Félix González-Torres (American, born Cuba, 1957–1996) “Untitled” (The End), 1990 Print on paper Collection Museum of Contemporary Art Chicago, restricted gift of Carlos and Rosa de la Cruz; Bernice and Kenneth Newberger Fund, 1995.111 On loan to the Block Museum of Art, Northwestern University

Félix González-Torres, born in Cuba in 1957 and raised in Puerto Rico, came to New York City in 1979. He participated in the influential Whitney Independent Study Program, where he began a sustained engagement with European critical theory. A member of Group Material, an experimental collective of artists interested in politically-engaged art and experimental exhibition practices, González-Torres actively engaged in political questions through affective, poetic, and physical interventions into the everyday. His artworks used ordinary materials—candy spills, billboards, jigsaw puzzles, timelines, light bulb strings, and paper stacks—to construct seductive, seemingly mundane situations that also express powerful political statements.

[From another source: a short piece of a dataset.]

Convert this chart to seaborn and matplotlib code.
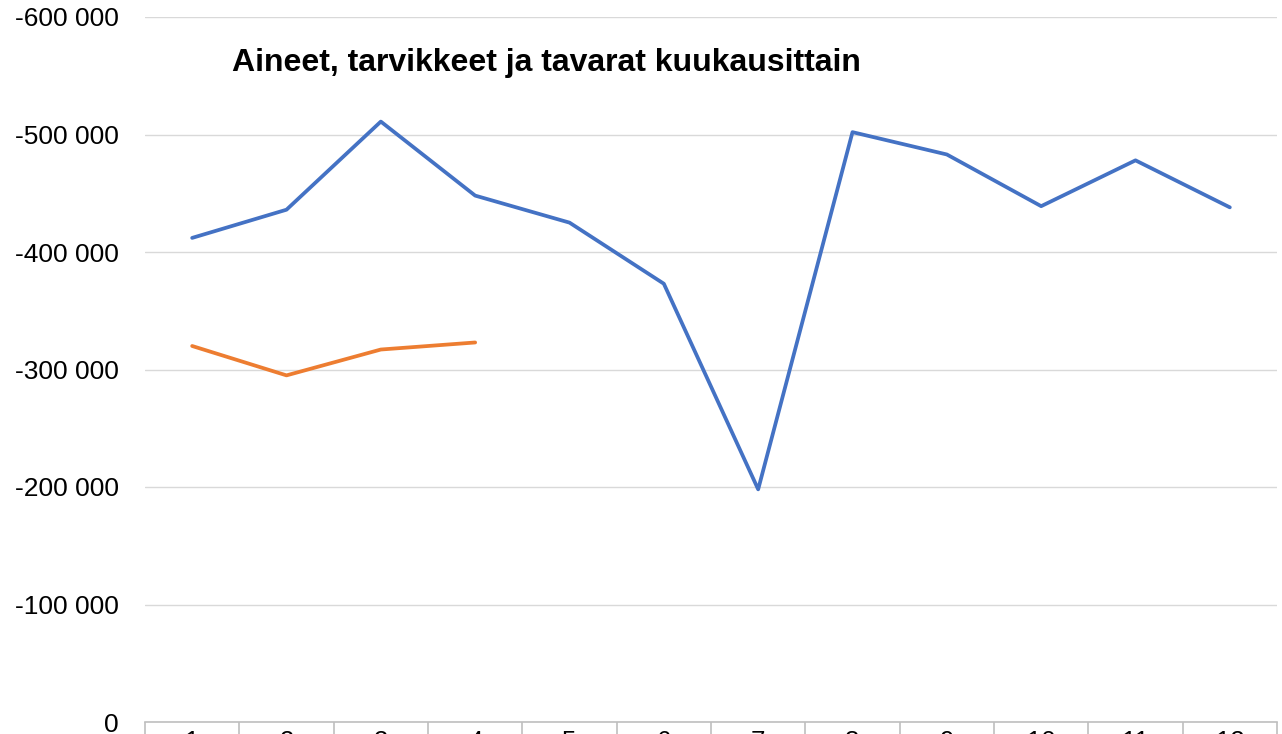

Any installation of a González-Torres work tests institutional assumptions about authorship, viewership, and display practices. While his work today is most often seen in museum environments, this specific manifestation occurs in—and asks questions of—the library. Just as books are made of bound sheets, “Untitled” (The End) comprises a stack of paper; more specifically, unbound sheets that are 28 by 22 inches, which are then ideally assembled to a height of 22 inches. Each has a thick black border printed around its four sides. Visitors can take a sheet away with them, and the institution must decide whether to replenish the work, or to allow it to diminish over time.

González-Torres’s works explicitly engage the history of art and particularly the legacy of Minimalism. In his use of common, mass-produced materials that appear in groupings or sequences, González-Torres refers to canonical Minimalists such as Donald Judd and Carl Andre. However, works like “Untitled” (The End) use Minimalist-like forms to introduce other questions—especially around death, dying, loss, and collective responsibility—into institutional settings. Along the same line, González-Torres’s works can be understood as disruptive actors within art world mechanisms of sale, ownership, and maintenance, since the owner of a work like this one must also agree to continually give it away.

Likewise, questions of institutional responsibility come to the fore in any iteration of a work like “Untitled” (The End). In this installation, the work is proximate, not only to the Northwestern University Art Library and to special collections, but also to a replica of a Gutenberg press created for the Cuneo Press exhibit at the 1939—1940 New York World’s Fair, later donated to the Charles Deering McCormick Library of Special Collections. The placement of the work in a library leads to a few questions. How does this piece intervene in the history of printing and the printing press as arbiter of knowledge? What differentiates this stack from the books on the library shelves? How does the work illuminate the institutional priorities of the library? What kind of research methods does “Untitled” (The End) engage in? How does it comment on practices of looking and reading? What does it tell us about the politics of preservation?

In this particular version, the sheets of paper in “Untitled” (The End) will not be replenished. While libraries strive to make information available, letting physical material leave—never to return—is typically antithetical to a library’s mission. “Untitled” (The End) questions these institutional commitments, freely distributing paper that, while lacking textual information, perhaps circulates a different sort of knowledge. González-Torres’s strategies of generosity, dissolution, and diffusion allow for intimate connections in public space; his paper sheets remind us both of our fragility and our links to one another. The artist himself expressed the strangeness of this strategy of dispersal after the death of his partner Ross: “This is how I started letting the work go. Letting it just disappear. People don’t realize how strange it is when you make your work and you put it out to be seen and say, simply, ‘take me.’”[1]

–Brian Leahy, Curator

 

[1] Felix Gonzalez-Torres, as quoted in Nancy Spector, Felix Gonzalez-Torres (New York: Guggenheim Museum, 2007), 155-156.